After all, the time flew by, and I was lucky enough to sit next to one of my teachers, whom I had not seen in a long time. It was very nice talking to her, as she is a widow who had to live on her own from an early stage in her life. She understands my situation and has the same perspective as a working woman. Now, don’t get me wrong, I know there are many people who value and live their own lives even though they are married and have children. However, I tend to enjoy hearing about how people think about their lives and how they have lived through various experiences.

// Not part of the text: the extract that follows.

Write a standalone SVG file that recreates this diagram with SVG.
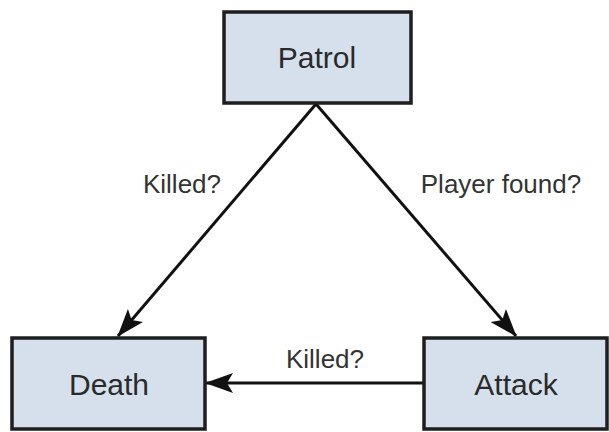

Be Pure, Be Just, Be Gentle, and Be Strong
As a child, my first dream was to become a kindergarten teacher, believing I had a passion for working with children. During a volunteer program visit to a kindergarten, a teacher advised me, “It’s good to be a teacher when you’re young, but your physical strength will gradually weaken.” This simple statement made me reconsider my aspirations.
My next dream was to work at the United Nations. In 1997, the third Conference of the Parties (COP3) led to the adoption of the Kyoto Protocol, which established legally binding targets for developed countries to reduce greenhouse gas emissions. These Annex I countries committed to lowering their overall emissions of six greenhouse gases by at least 5.2% below 1990 levels between 2008 and 2012. Fascinated by environmental issues, I wanted to contribute to global efforts.
I studied and took exams like the United Nations Eiken, but gradually realized this goal might be too ambitious for me. In retrospect, I’ve come to understand that my weakness lies in struggling to pursue objectives unless I can clearly envision the outcome.
My tea ceremony teacher, who instructs at a college as well, shared an interesting anecdote. In the past, students primarily learned from textbooks. However, one day, some students took the initiative to write letters to the Masters of both Urasenke and Omotesenke, requesting their instruction. This move led to my Urasenke teacher’s connection with the college. This story reminds me that in our youth, we tend to be more ambitious, unafraid to ask questions, and willing to take action on our ideas.
My school motto encourages us to “Be pure, be just, be gentle, and be strong.” As I reflect on my experiences and growth, I wonder if I’m truly embodying these principles in my life and decisions.
What I Want to Be
When I was talking to a friend, she described me as lucky and talented – this caught me by surprise. As I reflected on her words, I realized that my dislike for my school days stemmed from a persistent feeling of inadequacy. Everything I did seemed imperfect and, most critically, failing to align with the person I aspired to be. This internal struggle haunted me throughout those years, casting a shadow over my experiences and achievements.
The reunion gave me a good opportunity to rethink my life and future. I think I will sit down with my younger self, sharing a cup of tea. What unspoken feelings and unexpressed challenges might lead to a new future?